### What the exercise asks
Copy nothing but the text: reproduce each line of the listing exactly and leave the pictures out.

### Data excerpt
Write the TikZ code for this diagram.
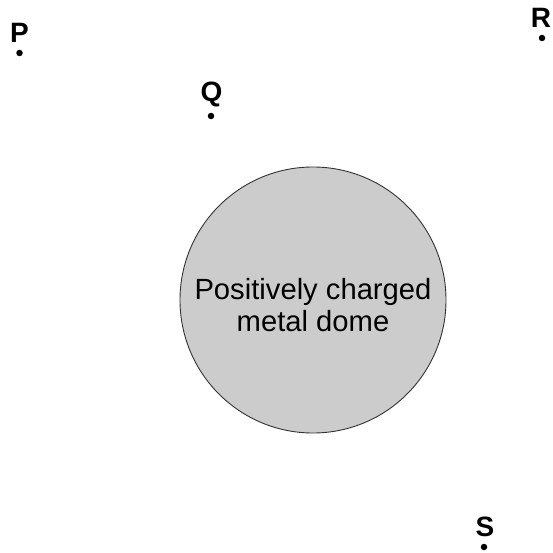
\documentclass[tikz,border=0pt]{standalone}
\usepackage{fontspec}
\setmainfont{Liberation Sans}
\begin{document}
\begin{tikzpicture}[x=1pt,y=-1pt,
    dot/.style={circle,fill=black,inner sep=0pt,minimum size=6.5pt},
    lbl/.style={font=\fontsize{28}{32}\selectfont\bfseries,inner sep=0pt,anchor=base},
    dome/.style={circle,draw=black!80,line width=0.9pt,fill=black!20,minimum size=266pt,inner sep=0pt},
    domelbl/.style={align=center,inner sep=0pt,font=\fontsize{29.2}{32}\selectfont}]
  \useasboundingbox (0,0) rectangle (553,553);
  \node[dome] (dome) at (313,300) {};
  \node[domelbl] (domelbl) at (313,305) {Positively charged\\metal dome};
  \node[dot] (P) at (19.5,53) {};
  \node[dot] (Q) at (211,116) {};
  \node[dot] (R) at (542,38) {};
  \node[dot] (S) at (484,547) {};
  \node[lbl] (Plbl) at (19.5,43) {P};
  \node[lbl] (Qlbl) at (211.5,102) {Q};
  \node[lbl] (Rlbl) at (541,28) {R};
  \node[lbl] (Slbl) at (485,536) {S};
\end{tikzpicture}
\end{document}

### Exercise response
Write the TikZ code for this diagram.
\documentclass[tikz,border=0pt]{standalone}
\usepackage{fontspec}
\setmainfont{Liberation Sans}
\begin{document}
\begin{tikzpicture}[x=1pt,y=-1pt,
    dot/.style={circle,fill=black,inner sep=0pt,minimum size=6.5pt},
    lbl/.style={font=\fontsize{28}{32}\selectfont\bfseries,inner sep=0pt,anchor=base},
    dome/.style={circle,draw=black!80,line width=0.9pt,fill=black!20,minimum size=266pt,inner sep=0pt},
    domelbl/.style={align=center,inner sep=0pt,font=\fontsize{29.2}{32}\selectfont}]
  \useasboundingbox (0,0) rectangle (553,553);
  \node[dome] (dome) at (313,300) {};
  \node[domelbl] (domelbl) at (313,305) {Positively charged\\metal dome};
  \node[dot] (P) at (19.5,53) {};
  \node[dot] (Q) at (211,116) {};
  \node[dot] (R) at (542,38) {};
  \node[dot] (S) at (484,547) {};
  \node[lbl] (Plbl) at (19.5,43) {P};
  \node[lbl] (Qlbl) at (211.5,102) {Q};
  \node[lbl] (Rlbl) at (541,28) {R};
  \node[lbl] (Slbl) at (485,536) {S};
\end{tikzpicture}
\end{document}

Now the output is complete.